Securities analyst Jeffrey Omohundro at Wachovia Capital Markets LLC agreed that most restaurant companies have the potential to underperform when reporting results for the September-ended third quarter. Full-service chains will continue to be hardest hit by macroeconomic pressures, he said, while quick-service chains could be hurt by severe weather and financing concerns that franchisees may not be able to garner cash for remodels or unit expansion, or that debt loads have become too much to bear.

The stock price at Carrols Restaurant Group Inc., a Burger King franchisee, for example, has been hard hit over fears of debt covenant breaches. Carrols' stock fell 18.7 percent on Monday to close at a 52-week low of $2.00 per share.

“We continue to think that the quick-service chains are best-positioned in the current challenging macroenvironment relative to the casual and upscale dining segments, which continue to lag,” Omohundro said. “However, this segment has recently been impacted by Hurricane Ike as well as by concerns over franchise development given tightening credit markets.”

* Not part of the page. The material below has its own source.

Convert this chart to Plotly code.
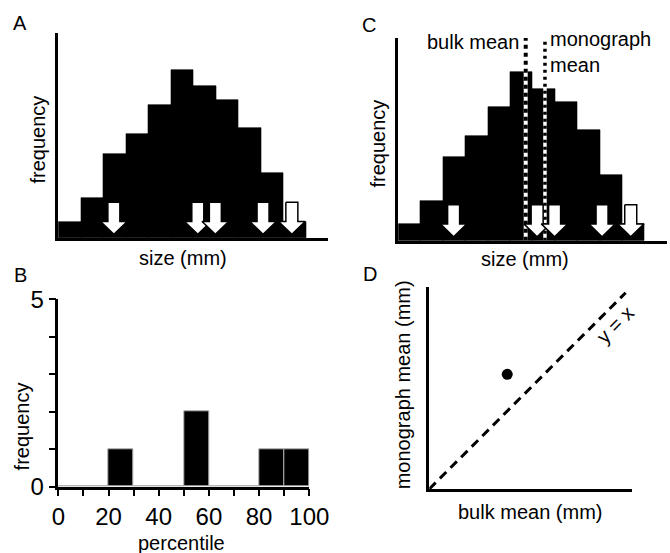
import plotly.graph_objects as go

W, H = 670, 553
FONT = "Liberation Sans, Arial, Helvetica, sans-serif"

# ---------------- data ----------------
size_bin_centres = [0.5, 1.5, 2.5, 3.5, 4.5, 5.5, 6.5, 7.5, 8.5, 9.5, 10.5]
size_freq = [1.0, 2.4, 5.05, 6.28, 8.05, 10.15, 9.15, 8.35, 6.65, 3.95, 1.0]
monograph_sizes = [2.47, 6.2, 6.98, 9.1, 10.38]
bulk_mean = 5.69
monograph_mean = 6.55

percentile_centres = [5, 15, 25, 35, 45, 55, 65, 75, 85, 95]
percentile_counts = [0, 0, 1, 0, 0, 2, 0, 0, 1, 1]
percentile_ticks = [0, 10, 20, 30, 40, 50, 60, 70, 80, 90, 100]
percentile_ticklabels = ["0", "", "20", "", "40", "", "60", "", "80", "", "100"]
freq_ticks = [0, 1, 2, 3, 4, 5]
freq_ticklabels = ["0", "", "", "", "", "5"]

d_bulk_mean = [0.385]
d_monograph_mean = [0.567]
identity = [0, 0.97]

# ---------------- layout helpers (pixel -> paper) ----------------
def dom_x(a, b):
    return [a / W, b / W]

def dom_y(top, bottom):
    return [1 - bottom / H, 1 - top / H]

def px(x):
    return x / W

def py(y):
    return 1 - y / H

fig = go.Figure()

# panel geometry (pixels)
A = dict(x0=58.3, x1=328.3, top=33.0, base=238.3)
C = dict(x0=398.3, x1=667.0, top=38.0, base=240.7)
PX_PER_UNIT_Y = 16.6
N_BINS_RANGE = 12


def arrow_poly(xc, xscale, yscale):
    # geometry in pixels converted to data units
    sw = 6.0 / xscale
    hw = 13.3 / xscale
    top = 36.0 / yscale
    hb = 16.8 / yscale
    tip = 4.0 / yscale
    xs = [xc - sw, xc + sw, xc + sw, xc + hw, xc, xc - hw, xc - sw, xc - sw]
    ys = [top, top, hb, hb, tip, hb, hb, top]
    return xs, ys


def hist_panel(xa, ya, P, with_means=False):
    xscale = (P["x1"] - P["x0"]) / N_BINS_RANGE
    fig.add_trace(go.Bar(x=size_bin_centres, y=size_freq, width=1.0,
                         marker=dict(color="black", line=dict(color="black", width=0.6)),
                         xaxis=xa, yaxis=ya, hoverinfo="skip"))
    ytop = (P["base"] - P["top"]) / PX_PER_UNIT_Y
    if with_means:
        for xm, dash, wd in [(bulk_mean, "4px,4px", 4), (monograph_mean, "3px,4px", 3.5)]:
            fig.add_trace(go.Scatter(x=[xm, xm], y=[0, ytop], mode="lines",
                                     line=dict(color="white", width=wd),
                                     xaxis=xa, yaxis=ya, hoverinfo="skip"))
            fig.add_trace(go.Scatter(x=[xm, xm], y=[0, ytop], mode="lines",
                                     line=dict(color="black", width=wd, dash=dash),
                                     xaxis=xa, yaxis=ya, hoverinfo="skip"))
    for s in monograph_sizes:
        xs, ys = arrow_poly(s, xscale, PX_PER_UNIT_Y)
        fig.add_trace(go.Scatter(x=xs, y=ys, mode="lines", fill="toself",
                                 fillcolor="white", line=dict(color="black", width=1.5),
                                 xaxis=xa, yaxis=ya, hoverinfo="skip"))
    return ytop


ytopA = hist_panel("x", "y", A)
ytopC = hist_panel("x2", "y2", C, with_means=True)

# panel B bars
fig.add_trace(go.Bar(x=percentile_centres, y=percentile_counts, width=10,
                     marker=dict(color="black", line=dict(color="#b0b0b0", width=1)),
                     xaxis="x3", yaxis="y3", hoverinfo="skip"))

# panel D
fig.add_trace(go.Scatter(x=identity, y=identity, mode="lines",
                         line=dict(color="black", width=3, dash="9px,6px"),
                         xaxis="x4", yaxis="y4", hoverinfo="skip"))
fig.add_trace(go.Scatter(x=d_bulk_mean, y=d_monograph_mean, mode="markers",
                         marker=dict(color="black", size=11),
                         xaxis="x4", yaxis="y4", hoverinfo="skip"))

plain = dict(showline=True, linecolor="black", linewidth=2.5, showgrid=False,
             zeroline=False, ticks="", showticklabels=False, fixedrange=True,
             automargin=False)

tick_axis = dict(showline=True, linecolor="black", linewidth=2.5, showgrid=False,
                 zeroline=False, tickmode="array", ticks="outside", ticklen=7,
                 tickwidth=2, tickcolor="black", automargin=False,
                 tickfont=dict(size=24, family=FONT, color="black"), fixedrange=True)

fig.update_layout(
    template="none",
    width=W, height=H,
    margin=dict(l=0, r=0, t=0, b=0, pad=0, autoexpand=False),
    paper_bgcolor="white", plot_bgcolor="white", showlegend=False,
    font=dict(family=FONT, color="black"),
    bargap=0,
    xaxis=dict(plain, domain=dom_x(A["x0"], A["x1"]), range=[0, N_BINS_RANGE], anchor="y"),
    yaxis=dict(plain, domain=dom_y(A["top"], A["base"]), range=[0, ytopA], anchor="x"),
    xaxis2=dict(plain, domain=dom_x(C["x0"], C["x1"]), range=[0, N_BINS_RANGE], anchor="y2"),
    yaxis2=dict(plain, domain=dom_y(C["top"], C["base"]), range=[0, ytopC], anchor="x2"),
    xaxis3=dict(tick_axis, domain=dom_x(58.3, 309.3), range=[0, 100], anchor="y3",
                tickvals=percentile_ticks, ticktext=percentile_ticklabels),
    yaxis3=dict(tick_axis, domain=dom_y(299.3, 486.7), range=[0, 5], anchor="x3",
                tickvals=freq_ticks, ticktext=freq_ticklabels),
    xaxis4=dict(plain, domain=dom_x(429.3, 631.7), range=[0, 1], anchor="y4"),
    yaxis4=dict(plain, domain=dom_y(286.7, 489.0), range=[0, 1], anchor="x4"),
)

ann = []

def text(t, x, y, size=20, xanchor="center", yanchor="middle", angle=0, align="center"):
    ann.append(dict(text=t, x=px(x), y=py(y), xref="paper", yref="paper",
                    showarrow=False, xanchor=xanchor, yanchor=yanchor, align=align,
                    textangle=angle, font=dict(size=size, family=FONT, color="black")))

# panel letters
text("A", 20, 22.5, size=20)
text("B", 20.5, 275, size=20)
text("C", 368.5, 25, size=20)
text("D", 370, 274, size=20)

# axis titles
text("frequency", 37.5, 140, angle=-90)
text("size (mm)", 183.3, 257.5)
text("frequency", 377.5, 144, angle=-90)
text("size (mm)", 524.7, 259)
text("frequency", 21.7, 426.7, angle=-90)
text("percentile", 181.7, 543)
text("monograph mean (mm)", 403.3, 385, angle=-90)
text("bulk mean (mm)", 530, 511.7)

# panel C labels
text("bulk mean", 521, 42, xanchor="right")
text("monograph<br>mean", 548, 52, xanchor="left", align="left")

# panel D line label
text("y = x", 615, 325, angle=-45)

fig.update_layout(annotations=ann)

fig.write_html("out.html")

Omohundro said he predicts a sequential improvement in restaurant industry same-store sales trends during the fourth quarter, although any gains would be based on easier comparisons to year-earlier results rather than actual traffic improvement.

The stock market was roiled on Monday as investors feared that credit would remain frozen for some time and that consumer spending would remain weak, even after the $700 billion Wall Street bailout package was approved by Congress on Friday and immediately signed into law by President Bush. Economic data released last week and Monday pointed to continued job losses and predictions for dampened retail spending during the holiday season.

The Dow, Nasdaq and S&P 500 fell 3.6 percent, 4.3 percent and 3.8 percent, respectively, an end result that reflected a large rally from the day’s worst dips when the Dow, Nasdaq and S&P 500 were down 7.8 percent, 8.8 percent and 8.3 percent, respectively. During intraday trading, the NRN Stock Index dropped as much as 8.3 percent, a decline not seen during at least the past four years.